All of which places even more emphasis on resolving the absolute disarray in Washington. Suffice to say that the combination of a gridlocked government and a sluggish consumer is not great for the overall economy.
For all of these vulnerabilities, it is easy to see why many believe the Fed won’t make much progress with unwinding QE. The economy and the markets simply won’t permit it.
We began this note by highlighting that there was a lot of uncertainty surrounding QT. What we have tried to do is draw attention to some of the realities of what the Fed is trying to do.
Unwinding a significant proportion of its gigantic balance sheet without disturbing the economy or markets, quite frankly, looks challenging. It’s never had to be done before. Moreover, there are a number of questions that remain unanswered. Here are six:
- What is the Fed’s tolerance for rising bond yields?
- How will they respond if the S&P falls 20%?
- How tapped out is the consumer, and what is their sensitivity to higher interest rates?
- If credit spreads rise, will companies continue to issue debt to buy back shares?
- If all goes well, how long will it be before other central banks begin reversing their unconventional policies?
- What policies will President Trump put in place? Will they be inflationary? Will they push up interest rates?
Now, does all of this uncertainty mean you shouldn’t invest? No. Does it suggest you ought to be investing conservatively? In our view, yes. Does it mean that you should ensure your portfolio and risk tolerance are properly aligned? Absolutely!

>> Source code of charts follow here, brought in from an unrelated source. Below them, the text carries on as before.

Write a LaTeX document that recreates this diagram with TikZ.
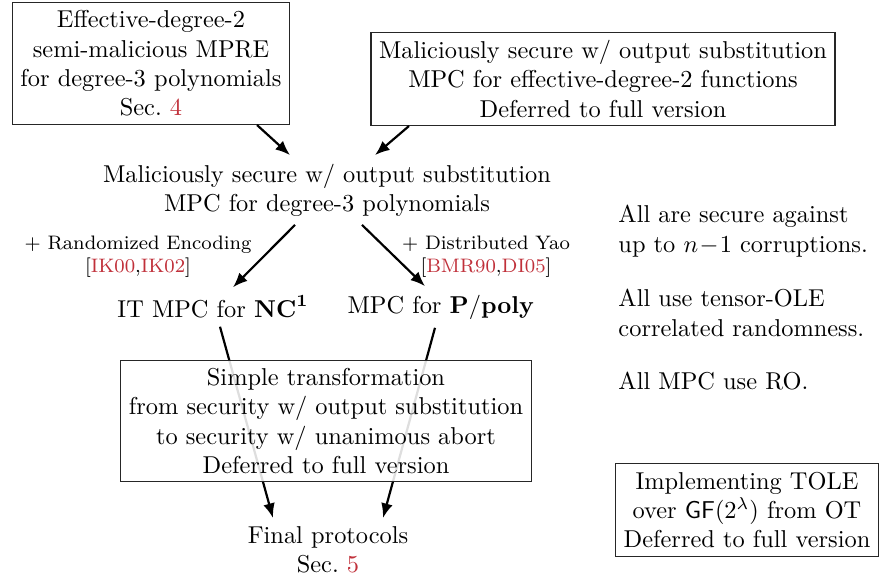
\documentclass[tikz,border=0pt]{standalone}
\usetikzlibrary{calc,arrows.meta}
\definecolor{refred}{RGB}{192,48,58}
\newcommand{\refc}[1]{\textcolor{refred}{#1}}
\begin{document}
\begin{tikzpicture}[x=0.41pt,y=-0.41pt,
  box/.style={draw=black!85, line width=0.45pt, align=center},
  plain/.style={align=center},
  note/.style={align=left, anchor=west, inner sep=0pt},
  lbl/.style={align=center, font=\footnotesize},
  arr/.style={-{Latex[length=6pt,width=4.8pt]}, line width=0.9pt}]
\useasboundingbox (0,0) rectangle (880,577);

% top row
\node[box, anchor=south] (A) at (151,125)
  {Effective-degree-2\\semi-malicious MPRE\\for degree-3 polynomials\\Sec.~\refc{4}};
\node[box, anchor=south] (B) at (603,126)
  {Maliciously secure w/ output substitution\\MPC for effective-degree-2 functions\\Deferred to full version};

% middle
\node[plain] (C) at (327,190)
  {Maliciously secure w/ output substitution\\MPC for degree-3 polynomials};
\node[plain] (D) at (213,307) {IT MPC for $\mathbf{NC}^{\mathbf{1}}$};
\node[plain] (E) at (441,307) {MPC for $\mathbf{P/poly}$};

\node[lbl] (L1) at (138,257) {+ Randomized Encoding\\{[}\refc{IK00},\refc{IK02}{]}};
\node[lbl] (L2) at (486,257) {+ Distributed Yao\\{[}\refc{BMR90},\refc{DI05}{]}};

\node[plain] (G) at (328,550) {Final protocols\\Sec.~\refc{5}};

% connectors
\draw[arr] ($(A.south)+(106,0)$) -- ($(C.north)+(-37,0)$);
\draw[arr] ($(B.south)+(-194,0)$) -- ($(C.north)+(48,0)$);
\draw[arr] ($(C.south)+(-32,0)$) -- ($(D.north)+(20,0)$);
\draw[arr] ($(C.south)+(35,0)$) -- ($(E.north)+(-16,0)$);
\draw[arr] ($(D.south)+(7,0)$) -- ($(G.north)+(-55,0)$);
\draw[arr] ($(E.south)+(-6,0)$) -- ($(G.north)+(55,0)$);

% translucent box over the lower connectors
\node[box, fill=white, fill opacity=0.87, text opacity=1] (F) at (326,421)
  {Simple transformation\\from security w/ output substitution\\to security w/ unanimous abort\\Deferred to full version};

% side notes
\node[note] (N1) at (618,231) {All are secure against\\up to $n\!-\!1$ corruptions.};
\node[note] (N2) at (618,313) {All use tensor-OLE\\correlated randomness.};
\node[note] (N3) at (618,381) {All MPC use RO.};

\node[box] (H) at (747,510)
  {Implementing TOLE\\over $\mathsf{GF}(2^{\lambda})$ from OT\\Deferred to full version};
\end{tikzpicture}
\end{document}
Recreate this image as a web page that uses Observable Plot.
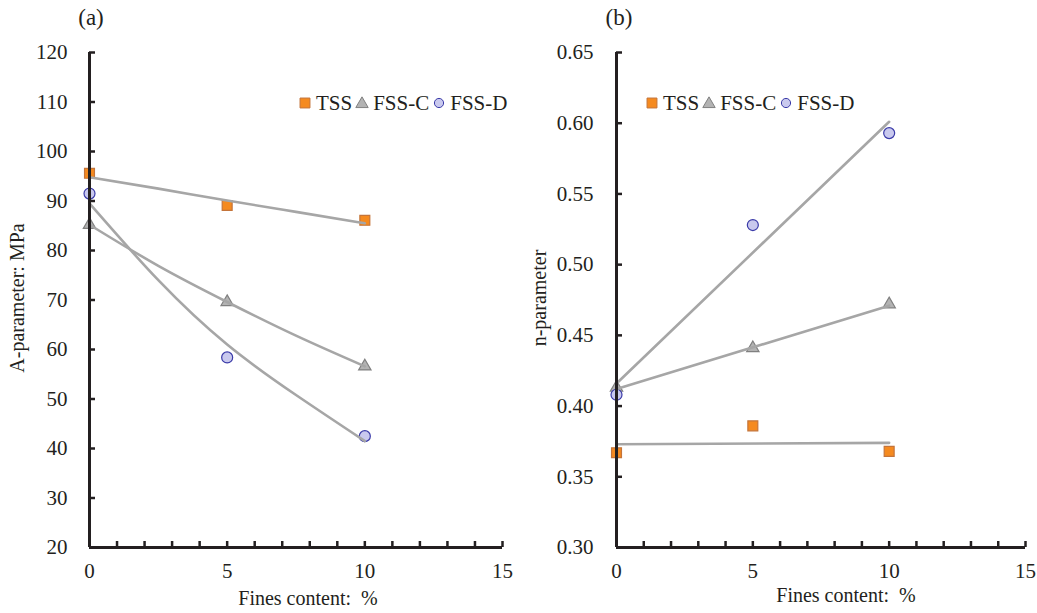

According to FactSet, over the past five years, trailing earnings per share for the S&P 500 have risen by 12% in total – roughly in line with the rate of inflation. Over the same five years, the S&P index has risen by about 72%. Put simply, quantitative easing has inflated asset prices. In hindsight, you’d have hoped its unwind would be taking place at a time when the economic cycle was less mature than it appears today. But we are where we are.
To the extent that watching paint dry really is rather boring, we’re going to have to disagree with Janet Yellen on this one. We expect the next few years to be rather more interesting.